Millions of Americans left or lost their jobs during the pandemic and many have decided that they don’t want to go back to work …. at least not for someone else.
There were nearly 5.4 million new business applications in the United States last year, according to an analysis of Census data by the Economic Innovation Group, the highest number of startups launched in a single year that has been recorded. And that came on top of a record year in 2020.
But not every startup is the next Apple or Netflix. While there’s potential for great long-term benefits to entrepreneurship, there are also a lot of financial hurdles to clear along the way. For starters, about a third of small businesses fail within the first two years, according to the Small Business Administration.
“In the world of entrepreneurship, many seek and few are chosen,” said Clark Kendall, President and CEO of wealth management firm Kendall Capital in Baltimore, Maryland. “You have to go in with your eyes wide open to the risks.”
When it comes to your personal finances, the risks of starting a business can include losing some – if not all – of your savings, your income, and possibly your assets, if you’re not careful.
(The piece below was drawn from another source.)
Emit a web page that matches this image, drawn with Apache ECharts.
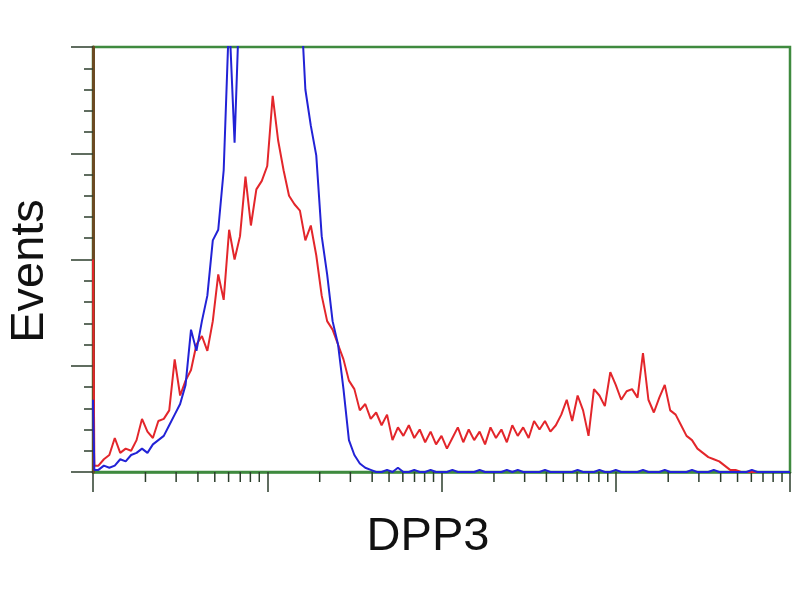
<!DOCTYPE html>
<html>
<head>
<meta charset="utf-8">
<script src="https://cdn.jsdelivr.net/npm/echarts@6/dist/echarts.min.js"></script>
<style>html,body{margin:0;padding:0;background:#fff;}#chart{width:800px;height:600px;}</style>
</head>
<body>
<div id="chart"></div>
<script>
// Channels (4 decades mapped on 1024 linear channels)
const channels = [0, 2];
for (let c = 8; c <= 1024; c += 8) channels.push(c);

// Red histogram (DPP3 stained)
const redCounts = [
  100, 3,
  3, 6, 8, 16, 9, 11, 10, 15, 25, 19,
  16, 24, 25, 29, 53, 36, 43, 48, 60, 64,
  57, 71, 93, 81, 114, 100, 111, 139, 116, 133,
  137, 144, 177, 156, 142, 130, 126, 123, 109, 116,
  102, 83, 71, 67, 60, 53, 43, 39, 29, 32,
  25, 28, 22, 27, 15, 21, 17, 22, 16, 20,
  14, 19, 13, 17, 11, 16, 21, 14, 20, 15,
  19, 13, 21, 16, 20, 14, 22, 17, 21, 16,
  24, 20, 24, 19, 22, 27, 34, 24, 36, 29,
  17, 39, 36, 31, 47, 41, 34, 38, 39, 35,
  56, 34, 28, 35, 41, 29, 27, 22, 17, 15,
  11, 9, 7, 6, 5, 3, 1, 1, 0, 0,
  0, 0, 0, 0, 0, 0, 0, 0
];

// Blue histogram (control)
const blueCounts = [
  34, 1,
  1, 3, 2, 3, 6, 5, 8, 9, 11, 9,
  13, 15, 17, 22, 27, 32, 41, 67, 57, 71,
  83, 109, 114, 142, 215, 155, 230, 260, 280, 290,
  300, 310, 300, 290, 280, 270, 250, 230, 180, 163,
  149, 111, 93, 71, 60, 39, 15, 8, 4, 2,
  1,
  0, 0, 1, 0, 2, 0, 0, 1, 0, 0,
  1, 0, 0, 0, 1, 0, 0, 0, 0, 1,
  0, 0, 0, 0, 1, 0, 1, 0, 0, 0,
  0, 1, 0, 0, 0, 0, 0, 1, 0, 0,
  0, 1, 0, 0, 1, 0, 0, 0, 0, 1,
  0, 0, 0, 1, 0, 0, 0, 0, 1, 0,
  0, 0, 1, 0, 0, 0, 0, 0, 0, 1,
  0, 0, 0, 0, 0, 0, 0
];

const xDecadeTicks = [0, 256, 512, 768, 1024];
const xMinorTickValues = [];
for (let d = 0; d < 4; d++) {
  for (let k = 2; k <= 9; k++) xMinorTickValues.push(256 * (d + Math.log10(k)));
}

const xLabel = 'DPP3';
const yLabel = 'Events';

const green = '#3f8a3f';
const tickColor = '#2c3e2c';

const chart = echarts.init(document.getElementById('chart'), null, {renderer: 'canvas'});
chart.setOption({
  animation: false,
  backgroundColor: '#ffffff',
  grid: {left: 93, right: 10, top: 47, bottom: 128, show: true, borderColor: green, borderWidth: 2.5, backgroundColor: 'transparent'},
  xAxis: {
    type: 'value', min: xDecadeTicks[0], max: xDecadeTicks[xDecadeTicks.length - 1], interval: 256,
    axisLine: {show: true, onZero: false, lineStyle: {color: green, width: 2.5}},
    axisTick: {show: true, inside: false, length: 20, lineStyle: {color: tickColor, width: 1.5}},
    axisLabel: {show: false},
    splitLine: {show: false}
  },
  yAxis: {
    type: 'value', min: 0, max: 200, interval: 50, z: 1,
    axisLine: {show: true, lineStyle: {color: '#6a4a22', width: 3}},
    axisTick: {show: true, inside: false, length: 22, lineStyle: {color: tickColor, width: 1.5}},
    minorTick: {show: true, splitNumber: 5, length: 9, lineStyle: {color: tickColor, width: 1.5}},
    axisLabel: {show: false},
    splitLine: {show: false}
  },
  graphic: [
    {type: 'text', x: 30, y: 271, rotation: Math.PI / 2,
     style: {text: yLabel, font: '47px "Liberation Sans", Arial, sans-serif', fill: '#111', textAlign: 'center', textVerticalAlign: 'middle'}},
    {type: 'text', x: 428, y: 537,
     style: {text: xLabel, font: '47px "Liberation Sans", Arial, sans-serif', fill: '#111', textAlign: 'center', textVerticalAlign: 'middle'}}
  ],
  series: [
    {
      type: 'line', name: 'red', symbol: 'none', clip: true, z: 3,
      lineStyle: {color: '#e3262b', width: 2},
      data: redCounts.map((v, i) => [channels[i], v])
    },
    {
      type: 'line', name: 'blue', symbol: 'none', clip: true, z: 4,
      lineStyle: {color: '#2222d6', width: 2},
      data: blueCounts.map((v, i) => [channels[i], v])
    },
    {
      type: 'custom', name: 'minorTicks', silent: true, clip: false, z: 1,
      encode: {x: 0, y: 1},
      data: xMinorTickValues.map(v => [v, 0]),
      renderItem: function (params, api) {
        const p = api.coord([api.value(0), 0]);
        return {type: 'line', shape: {x1: p[0], y1: p[1], x2: p[0], y2: p[1] + 10}, style: {stroke: tickColor, lineWidth: 1.5}};
      }
    }
  ]
});
</script>
</body>
</html>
There’s also opportunity risk.
“You could have worked for someone else and received a steady paycheck instead of risking starting a new business with unknown future revenue and income,” Kendall said.
That said, for the businesses that succeed, there’s also plenty of potential upside. But no matter how focused they are on the business, it’s important for small business owners to think about their personal finances as well. If you’re ready to join the growing ranks of the self-employed, take the following steps to protect your finances:
Most businesses don’t make any money at all for the first few months (or longer). If this is your full-time focus, that means you likely won’t be making any money for a while. If possible, start ramping up your personal savings before you launch the business, so that you will have resources to cover your bills and living expenses during that period.
Chad Parks, founder and CEO of Ubiquity Retirement + Savings, recommends having at least six to nine months’ of expenses set aside if you’re starting a business and don’t have any other income to fall back on. Consider that money untouchable, and only for use within the business.
“When you’re starting a business, there’s always a sacrifice up front. That’s on the financial side, as well as in time to get the momentum going,” said Nick Foulks, director of communications strategy and client engagement at Great Waters Financial.
Once the business starts generating revenue, you’ll want to start setting aside cash reserves as well – up to a year’s worth of business expenses – so that you can separate your own financial responsibilities from that of the business.
“A lot of entrepreneurs make the mistake of treating their business like a bank account and just taking out money as they need it,” said Robert Gilliland, managing director and senior wealth advisor with Concenture Wealth Management.
As soon as you start drawing a paycheck from the business, you’ll also want to start putting money into a retirement account. Even if you’re not able to contribute much, the sooner you can get into the habit of saving for retirement, the better.
“We are creatures of habit, so you want to get used to paying yourself with a paycheck,” said Marcus Blanchard, a certified financial planner and founder of Focal Point Financial Planning. “There are a lot of options for retirement savings for entrepreneurs.”
The savings vehicle you use will depend on your financial picture and the type of business you have, but here’s a look at three common accounts:
A traditional Individual Retirement Account (IRA) or a Roth IRA
If you are setting aside $500 per month or less, an IRA may be the best option because you can only contribute $6,000 a year if you’re under 50 ($7,000 if you’re older). You can set up an IRA at any brokerage account, and they come in two varieties: Traditional IRA contributions go in pre-tax and grow tax-free, and you don’t pay taxes until you make withdrawals in retirement. With a Roth IRA, on the other hand, contributions go in after-tax, but you don’t ever have to pay tax on the growth or qualifying withdrawals. In general, a traditional IRA makes sense for those who believe they’ll be in a lower tax bracket when they retire, since withdrawals are taxed at your current income tax rate. Meanwhile, those who think their tax bracket will go up should stick with a Roth.
A Solo 401(k)
You can contribute up to $20,500 to a Solo 401(k) account, and many brokerages also allow you to have a Roth 401(k) option within the account. In addition, you can make a profit-sharing contribution to the account as a business owner. That amount can be up to $40,500 (or 25% of eligible profits), for a potential total of up to $61,000.
A SEP IRA
When revenue goes up, a Simplified Employee Pension plan (SEP) can help make up for years you may have skipped out on retirement savings while you were building the business. You can contribute up to 25% of your income, or $61,000 per year, whichever is less. (The deadline for opening a SEP is tax day, so you may still have time to open an account and make contributions that count toward your 2021 taxes.)
There’s a tendency among many entrepreneurs to think of their business as their primary retirement asset. Often they plan to either sell the business at retirement or build it into a cash cow that allows them to live comfortably while someone else runs it. While either scenario could happen, financial planners advise entrepreneurs to make sure they’re taking other steps to set cash aside for retirement.
“You never know what could happen to your business,” Parks said. “There could be a war, there could be a global pandemic. That’s why you need to diversify.”